_Supplied information_.
(begin)
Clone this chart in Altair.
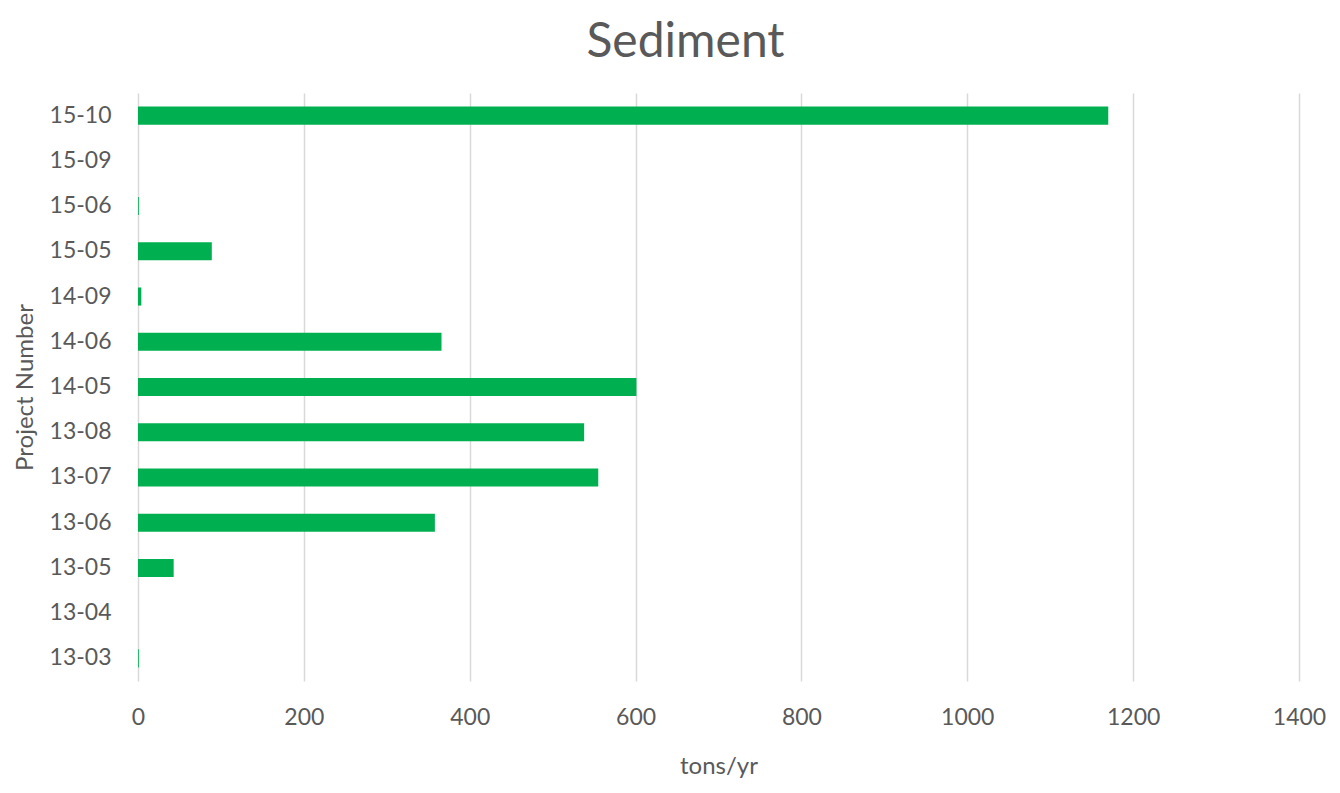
import altair as alt
import pandas as pd

# Sediment load per project (tons/yr)
projects = ["15-10", "15-09", "15-06", "15-05", "14-09", "14-06", "14-05",
            "13-08", "13-07", "13-06", "13-05", "13-04", "13-03"]
sediment = [1170, 0, 1, 89, 4, 366, 601, 538, 555, 358, 43, 0, 1]
x_ticks = [0, 200, 400, 600, 800, 1000, 1200, 1400]

df = pd.DataFrame({"project": projects, "tons": sediment})

font = "Lato"
grey = "#595959"

chart = alt.Chart(df).mark_bar(color="#00B050").encode(
    x=alt.X(
        "tons:Q",
        title="tons/yr",
        scale=alt.Scale(domain=[0, 1400], nice=False),
        axis=alt.Axis(
            values=x_ticks,
            format="d",
            labelFlush=False,
            grid=True,
            gridColor="#D9D9D9",
            gridWidth=1.5,
            domain=False,
            ticks=False,
            labelPadding=25,
            labelFontSize=23,
            labelColor=grey,
            labelFont=font,
            titleFontSize=24,
            titleColor=grey,
            titleFont=font,
            titleFontWeight="normal",
            titlePadding=25,
        ),
    ),
    y=alt.Y(
        "project:N",
        title="Project Number",
        sort=projects,
        scale=alt.Scale(paddingInner=0.6, paddingOuter=0.3),
        axis=alt.Axis(
            domain=False,
            ticks=False,
            grid=False,
            labelPadding=27,
            labelFontSize=23,
            labelColor=grey,
            labelFont=font,
            titleFontSize=24,
            titleColor=grey,
            titleFont=font,
            titleFontWeight="normal",
            titlePadding=12,
        ),
    ),
).properties(
    width=1161,
    height=588,
    title=alt.TitleParams(
        "Sediment",
        fontSize=48,
        font=font,
        fontWeight="normal",
        color=grey,
        anchor="middle",
        dx=-33,
        offset=26,
    ),
    autosize=alt.AutoSizeParams(type="none"),
    padding={"left": 138, "top": 93, "right": 41, "bottom": 112},
    background="white",
).configure_view(stroke=None, strokeWidth=0)

chart.save("out.html", embed_options={"renderer": "svg", "actions": False})
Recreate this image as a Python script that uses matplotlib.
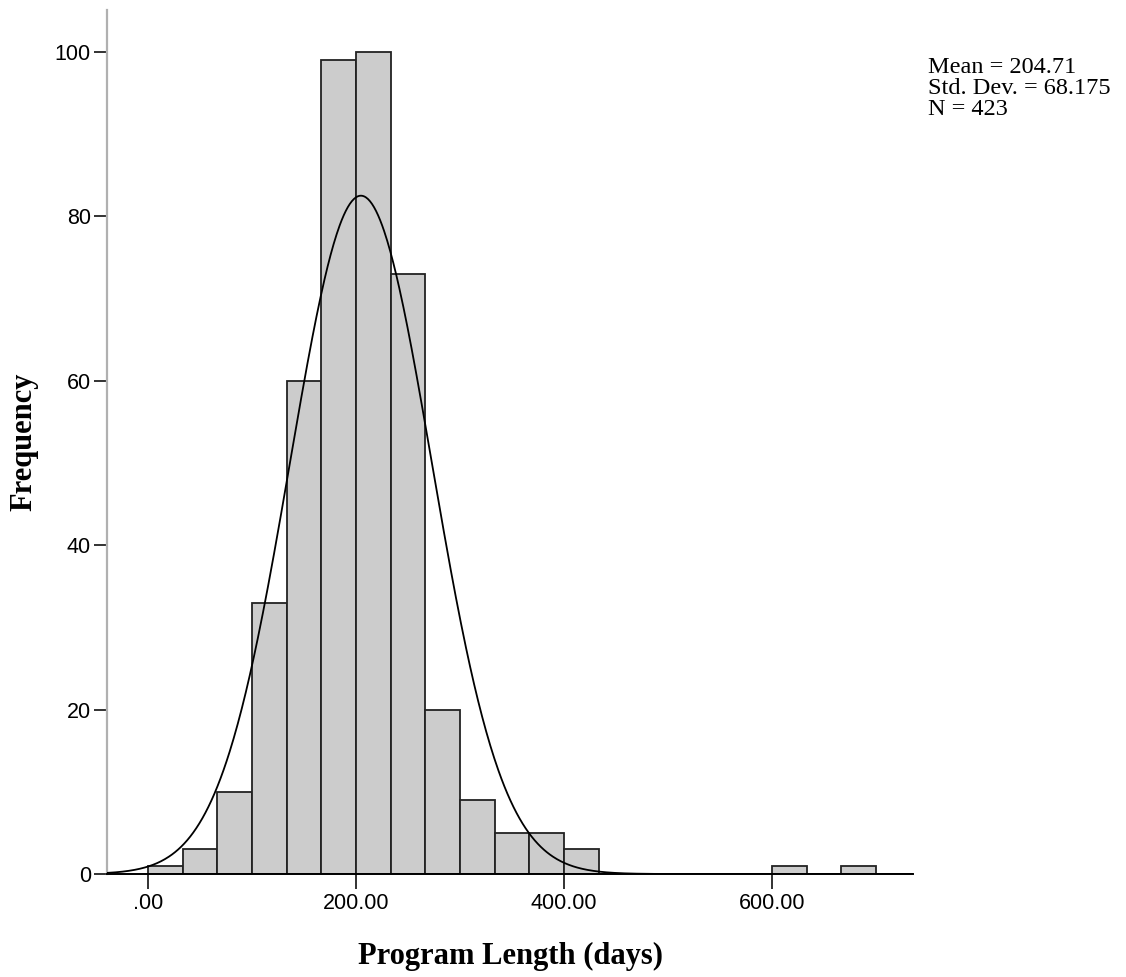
(end)
_Exercise_.
List each line holding the string "this".

_Full answer_.
Clone this chart in Altair.
Recreate this image as a Python script that uses matplotlib.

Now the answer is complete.